*What the task asks*: Lines containing the string "code" are to be counted; report the total by itself.
__________________________________________________
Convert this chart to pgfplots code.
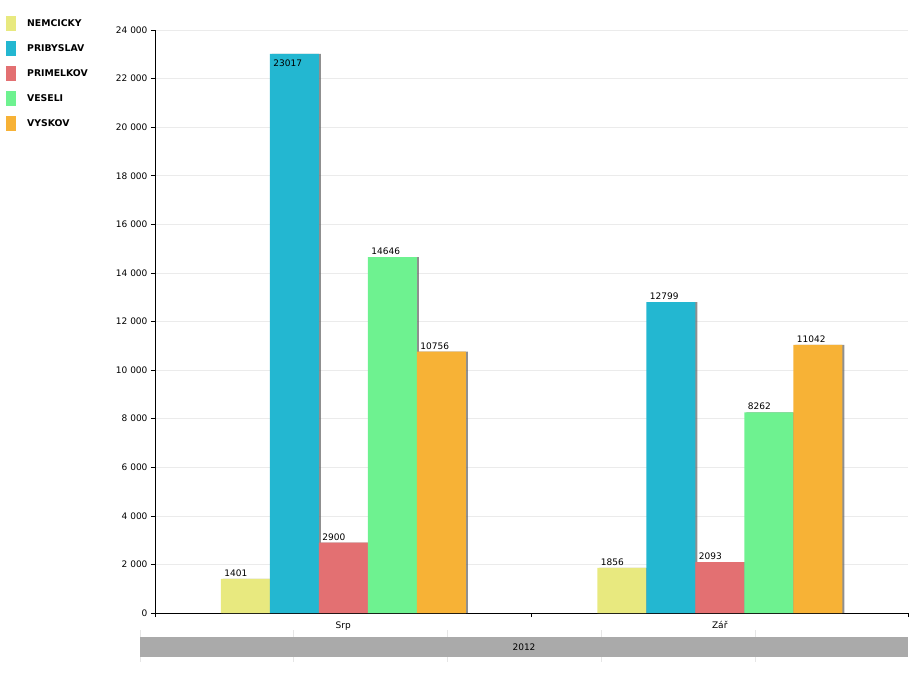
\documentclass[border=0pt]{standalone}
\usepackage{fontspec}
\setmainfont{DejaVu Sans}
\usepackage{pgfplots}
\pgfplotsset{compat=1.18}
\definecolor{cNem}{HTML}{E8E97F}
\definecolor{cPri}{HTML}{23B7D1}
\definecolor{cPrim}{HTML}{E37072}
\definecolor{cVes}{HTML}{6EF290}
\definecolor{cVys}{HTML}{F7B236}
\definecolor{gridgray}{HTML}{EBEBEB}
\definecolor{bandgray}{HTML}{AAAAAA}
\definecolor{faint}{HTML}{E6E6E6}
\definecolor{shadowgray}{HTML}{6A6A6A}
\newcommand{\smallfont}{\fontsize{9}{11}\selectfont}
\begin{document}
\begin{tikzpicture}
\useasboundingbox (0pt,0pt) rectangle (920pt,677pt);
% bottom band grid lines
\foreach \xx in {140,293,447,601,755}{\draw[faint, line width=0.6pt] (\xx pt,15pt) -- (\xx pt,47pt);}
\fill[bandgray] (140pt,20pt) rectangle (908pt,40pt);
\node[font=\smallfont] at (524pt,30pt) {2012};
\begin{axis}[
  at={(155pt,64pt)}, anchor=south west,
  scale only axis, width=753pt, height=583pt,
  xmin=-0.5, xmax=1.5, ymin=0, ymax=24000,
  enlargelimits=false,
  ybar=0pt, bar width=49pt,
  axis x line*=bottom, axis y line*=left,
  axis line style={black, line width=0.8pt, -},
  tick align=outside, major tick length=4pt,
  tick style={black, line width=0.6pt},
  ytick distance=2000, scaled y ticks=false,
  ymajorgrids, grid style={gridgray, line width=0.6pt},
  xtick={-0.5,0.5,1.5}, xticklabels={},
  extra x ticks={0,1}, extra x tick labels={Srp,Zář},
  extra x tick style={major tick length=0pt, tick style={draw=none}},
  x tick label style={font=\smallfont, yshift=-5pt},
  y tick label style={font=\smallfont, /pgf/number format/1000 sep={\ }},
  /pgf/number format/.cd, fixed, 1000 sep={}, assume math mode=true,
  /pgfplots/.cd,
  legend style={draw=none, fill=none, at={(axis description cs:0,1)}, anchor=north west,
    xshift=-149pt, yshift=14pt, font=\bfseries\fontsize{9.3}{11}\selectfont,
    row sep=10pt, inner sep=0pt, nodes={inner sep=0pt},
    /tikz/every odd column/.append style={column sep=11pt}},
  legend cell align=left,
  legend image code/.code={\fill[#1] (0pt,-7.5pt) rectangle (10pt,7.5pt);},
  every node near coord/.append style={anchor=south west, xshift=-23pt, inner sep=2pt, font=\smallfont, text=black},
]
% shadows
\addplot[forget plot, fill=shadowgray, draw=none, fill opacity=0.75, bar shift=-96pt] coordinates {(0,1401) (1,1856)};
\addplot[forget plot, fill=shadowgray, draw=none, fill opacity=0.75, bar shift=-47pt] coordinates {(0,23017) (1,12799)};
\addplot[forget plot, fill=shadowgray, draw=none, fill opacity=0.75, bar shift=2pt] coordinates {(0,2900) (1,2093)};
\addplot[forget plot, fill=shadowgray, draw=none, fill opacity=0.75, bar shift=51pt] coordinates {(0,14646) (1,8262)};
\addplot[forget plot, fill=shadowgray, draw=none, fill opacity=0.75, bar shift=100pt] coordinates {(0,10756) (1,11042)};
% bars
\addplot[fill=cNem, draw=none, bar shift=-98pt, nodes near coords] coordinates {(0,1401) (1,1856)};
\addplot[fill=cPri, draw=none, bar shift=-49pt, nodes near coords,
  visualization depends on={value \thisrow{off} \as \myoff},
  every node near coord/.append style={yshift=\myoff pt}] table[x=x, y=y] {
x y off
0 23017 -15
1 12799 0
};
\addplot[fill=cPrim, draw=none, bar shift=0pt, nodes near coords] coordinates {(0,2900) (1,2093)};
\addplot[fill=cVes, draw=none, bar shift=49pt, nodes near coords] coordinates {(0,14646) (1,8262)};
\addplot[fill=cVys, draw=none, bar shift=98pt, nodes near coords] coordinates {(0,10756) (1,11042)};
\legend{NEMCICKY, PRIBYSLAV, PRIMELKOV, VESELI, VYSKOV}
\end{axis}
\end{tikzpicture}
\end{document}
__________________________________________________
*Answer below*: 2